Question

Tangents are drawn to the hyperbola $\dfrac{{{x^2}}}{9} - \dfrac{{{y^2}}}{4} = 1$, parallel to the straight line $2x - y = 1$. the points of contact of the tangents on the hyperbola are:
A. $\left( {\dfrac{9}{{\sqrt 2 }},\dfrac{1}{{\sqrt 2 }}} \right)$
B. $\left( { - \dfrac{9}{{2\sqrt 2 }}, - \dfrac{1}{{\sqrt 2 }}} \right)$
C. $\left( {3\sqrt 3 , - 2\sqrt 2 } \right)$
D. $\left( { - 3\sqrt 3 ,2\sqrt 2 } \right)$

Answer 1

Hint: Take the derivative of both the equations i.e the equation of straight line and equation of hyperbola and by rearranging the equations, determine the value of $x$. After finding the value of $x$ substitute the value of $x$ in the straight line to get the value of $y$.

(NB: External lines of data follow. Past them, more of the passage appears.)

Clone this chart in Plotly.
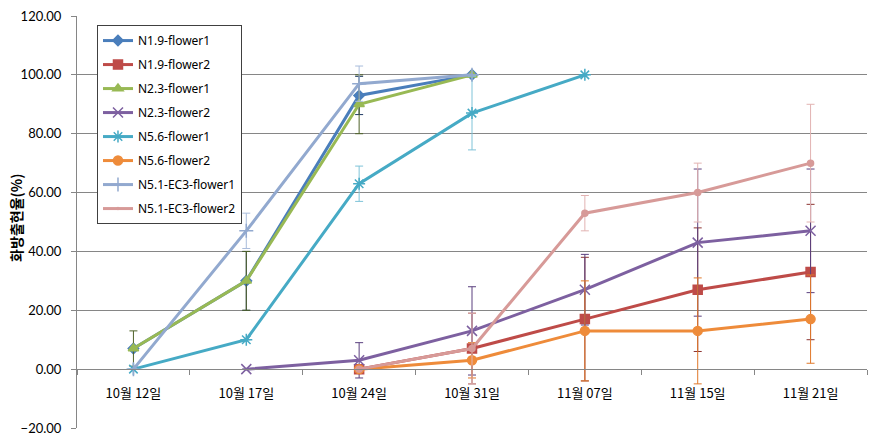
import plotly.graph_objects as go

dates = ["10월 12일", "10월 17일", "10월 24일", "10월 31일", "11월 07일", "11월 15일", "11월 21일"]

names = ["N1.9-flower1", "N1.9-flower2", "N2.3-flower1", "N2.3-flower2",
         "N5.6-flower1", "N5.6-flower2", "N5.1-EC3-flower1", "N5.1-EC3-flower2"]

n19_f1 = [7, 30, 93, 100, None, None, None]
n19_f2 = [None, None, 0, 7, 17, 27, 33]
n23_f1 = [7, 30, 90, 100, None, None, None]
n23_f2 = [None, 0, 3, 13, 27, 43, 47]
n56_f1 = [0, 10, 63, 87, 100, None, None]
n56_f2 = [None, None, 0, 3, 13, 13, 17]
n51_f1 = [0, 47, 97, 100, None, None, None]
n51_f2 = [None, None, 0, 7, 53, 60, 70]

err_n19_f1 = [None, 10, 6.5, None, None, None, None]
err_n19_f2 = [None, None, None, 12, 21, 21, 23]
err_n23_f1 = [6, 10, 10, None, None, None, None]
err_n23_f2 = [None, None, 6, 15, 12, 25, 21]
err_n56_f1 = [None, None, 6, 12.5, None, None, None]
err_n56_f2 = [None, None, None, 6, 17, 18, 15]
err_n51_f1 = [None, 6, 6, None, None, None, None]
err_n51_f2 = [None, None, None, 12, 6, 10, 20]

y_title = "화방출현율(%)"

series = [n19_f1, n19_f2, n23_f1, n23_f2, n56_f1, n56_f2, n51_f1, n51_f2]
errors = [err_n19_f1, err_n19_f2, err_n23_f1, err_n23_f2, err_n56_f1, err_n56_f2, err_n51_f1, err_n51_f2]

line_colors = ["#4A7EBB", "#BE4B48", "#98B954", "#7D60A0", "#46AAC5", "#EE8B3A", "#92A9CF", "#D79A98"]
err_colors = ["#1F3A63", "#8C3431", "#4F6228", "#5A3F7E", "#7FC3D8", "#E0782A", "#A9BCDB", "#E2B3B2"]
symbols = ["diamond", "square", "triangle-up", "x-thin-open", "asterisk-open", "circle", "cross-thin-open", "circle"]
msizes = [8, 9, 9, 10, 10, 9, 10, 0]

fig = go.Figure()
for i, nm in enumerate(names):
    fig.add_trace(go.Scatter(
        x=dates, y=series[i], name=nm, mode="lines+markers",
        legendgroup=nm,
        line=dict(color=line_colors[i], width=3),
        marker=dict(symbol=symbols[i], size=msizes[i], color=line_colors[i],
                    line=dict(color=line_colors[i], width=1.5)),
        error_y=dict(type="data", array=errors[i], visible=True,
                     color=err_colors[i], thickness=1, width=4),
        connectgaps=False,
    ))

fig.add_annotation(
    text="<b>" + y_title + "</b>", textangle=-90,
    xref="paper", yref="paper", x=0, y=0.51, xanchor="center", yanchor="middle",
    xshift=-61, showarrow=False,
    font=dict(family="'Noto Sans CJK KR', sans-serif", size=14, color="black"),
)

fig.update_layout(
    width=891, height=444,
    margin=dict(l=77, r=24, t=16, b=16, autoexpand=False),
    paper_bgcolor="white", plot_bgcolor="white",
    font=dict(family="Lato, 'Noto Sans CJK KR', sans-serif", size=13, color="black"),
    showlegend=True,
    legend=dict(
        x=0.0253, y=0.978, xanchor="left", yanchor="top",
        bgcolor="white", bordercolor="#404040", borderwidth=1,
        font=dict(family="'Noto Sans', sans-serif", size=12, color="black"),
        tracegroupgap=5,
        traceorder="grouped",
        itemwidth=30,
    ),
    xaxis=dict(
        type="category", range=[-0.5, 6.5], automargin=False,
        anchor="free", position=20 / 140,
        showline=True, linecolor="#868686", linewidth=1,
        ticks="outside", tickson="boundaries", ticklen=5, tickcolor="#868686",
        showgrid=False, zeroline=False,
        tickfont=dict(family="'Noto Sans CJK KR', sans-serif", size=13, color="black"),
        ticklabelstandoff=12,
    ),
    yaxis=dict(
        range=[-20, 120], dtick=20, tick0=-20, tickformat=".2f", automargin=False,
        showline=True, linecolor="#868686", linewidth=1,
        ticks="outside", ticklen=5, tickcolor="#868686",
        showgrid=True, gridcolor="#868686", gridwidth=1,
        zeroline=False,
        tickfont=dict(family="Lato, sans-serif", size=13, color="black"),
        ticklabelstandoff=7,
    ),
)

fig.write_html("out.html")
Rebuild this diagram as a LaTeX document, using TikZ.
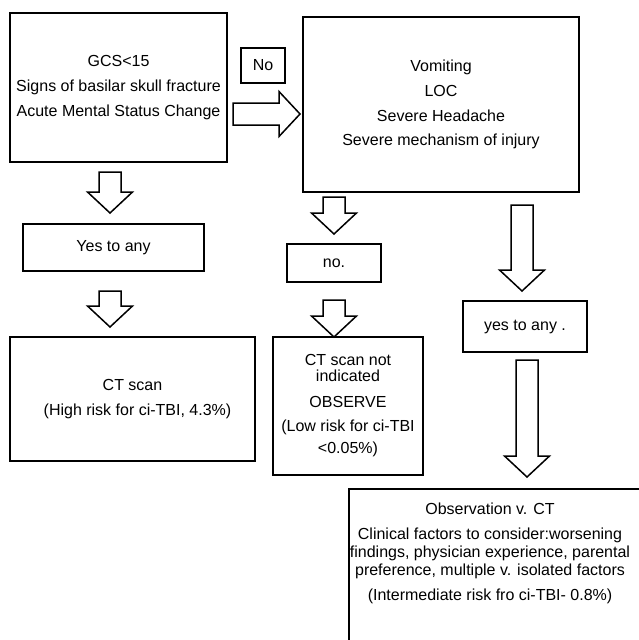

Complete step-by-step answer:
Given data:
The hyperbola equation is $\dfrac{{{x^2}}}{9} - \dfrac{{{y^2}}}{4} = 1$
The straight-line equation is $2x - y = 1$
Now, calculate the slope of the straight line by differentiating the equation $2x - y = 1$ with respect to $x$.
\[
\dfrac{d}{{dx}}\left( {2x - y} \right) = \dfrac{d}{{dx}}\left( 1 \right)\\
2 - \dfrac{{dy}}{{dx}} = 0\\
\dfrac{{dy}}{{dx}} = 2
\]
Now, differentiate the hyperbola equation $\dfrac{{{x^2}}}{9} - \dfrac{{{y^2}}}{4} = 1$ with respect to $x$ :
$
\dfrac{d}{{dx}}\left( {\dfrac{{{x^2}}}{9} - \dfrac{{{y^2}}}{4}} \right) = \dfrac{d}{{dx}}\left( 1 \right)\\
\dfrac{{2x}}{9} - \dfrac{{2y}}{4}\dfrac{{dy}}{{dx}} = 0\\
\dfrac{{dy}}{{dx}} = \dfrac{{2x}}{9} \times \dfrac{4}{{2y}}\\
 = \dfrac{{4x}}{{9y}}
$
Substitute the value of $\dfrac{{dy}}{{dx}} = 2$ in $\dfrac{{dy}}{{dx}} = \dfrac{{4x}}{{9y}}$.
$
2 = \dfrac{{4x}}{{9y}}\\
4x = 18y\\
x = \dfrac{{18}}{4}y\\
x = \dfrac{9}{2}y
$
Substitute the value of$x$ in $\dfrac{{{x^2}}}{9} - \dfrac{{{y^2}}}{4} = 1$.
$
\dfrac{{{{\left( {\dfrac{9}{2}y} \right)}^2}}}{9} - \dfrac{{{y^2}}}{4} = 1\\
\dfrac{{9{y^2}}}{4} - \dfrac{{{y^2}}}{4} = 1\\
\dfrac{{8{y^2}}}{4} = 1\\
y = \pm \dfrac{1}{{\sqrt 2 }}
$
Now, calculate the value of $x$ by substituting the value of y in $x = \dfrac{9}{2}y$.
$
x = \dfrac{9}{2}\left( { \pm \dfrac{1}{{\sqrt 2 }}} \right)\\
 = \pm \dfrac{9}{{2\sqrt 2 }}
$
Hence, the points of contact are $\left( {\dfrac{9}{{2\sqrt 2 }},\dfrac{1}{{\sqrt 2 }}} \right){\rm{ and }}\left( { - \dfrac{9}{{2\sqrt 2 }}, - \dfrac{1}{{\sqrt 2 }}} \right)$.

Option (A) and (B) are the correct answers.

Note: The general equation of the tangent to hyperbola is $y = mx \pm \sqrt {{a^2}{m^2} - {b^2}} $, where the slope is given by $m$. Make sure that chain rule is used in derivatives of complex functions.